“Close view of the Crater on Mars,” its caption reads.
But Facebook’s fact-checking system has flagged the post as possibly false.
Thanks to Curiosity and other Mars rovers, we now have thousands of images of the red planet. Is this remarkable photo one of them? We investigated.
Korolev crater in northern lowlands of Mars
A reverse image search of the photo brought up an article published on the European Space Agency (ESA) website in 2018. Beneath an uncropped version of the crater photo, its headline reads: “Mars Express gets festive: A winter wonderland on Mars”.
The crater is indeed on Mars, the article says, and is named the Korolev crater.
The photo was taken by the Mars Express High Resolution Stereo Camera. It is made of “five different ‘strips’ that have been combined to form a single image, with each strip gathered over a different orbit”, the article says.
ESA says that the crater is about 82 kilometres across and “found in the northern lowlands of Mars”.
“It is an especially well-preserved example of a Martian crater and is filled not by snow but ice, with its centre hosting a mound of water ice some 1.8 kilometres thick all year round.”
But what causes the ice?
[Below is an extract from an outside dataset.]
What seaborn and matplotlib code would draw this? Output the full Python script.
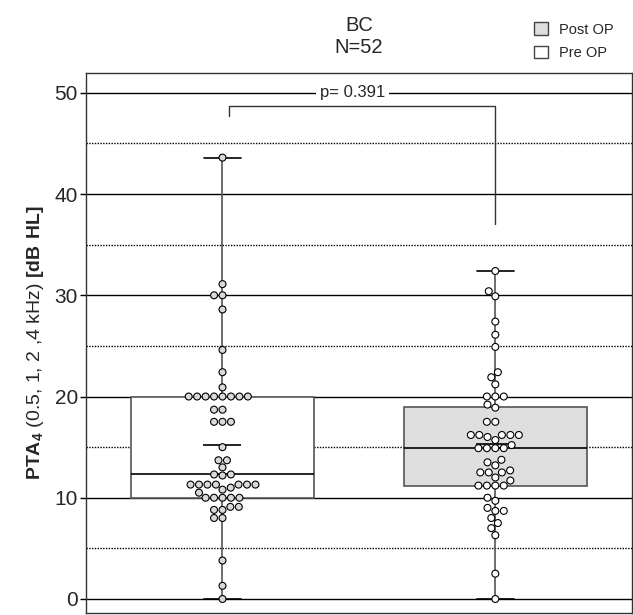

ESA says it is created by a phenomenon called “cold trap”.
This means that the deepest parts of Korolev crater that have ice act as a natural cold trap, so “the air moving over the deposit of ice cools down and sinks, creating a layer of cold air that sits directly above the ice itself”, the article explains.
“This layer helps the ice remain stable and stops it from heating up and disappearing.”
The photo also appears in a BBC article, with similar information.
The US National Public Radio, a nonprofit media organisation, reports that while there is no liquid water on Mars, there is a large quantity of ice.
“Korolev worked on a number of well-known missions including the Sputnik program – the first artificial satellites ever sent into orbit around the Earth, in 1957.”
The photo shows an ice-filled crater on Mars.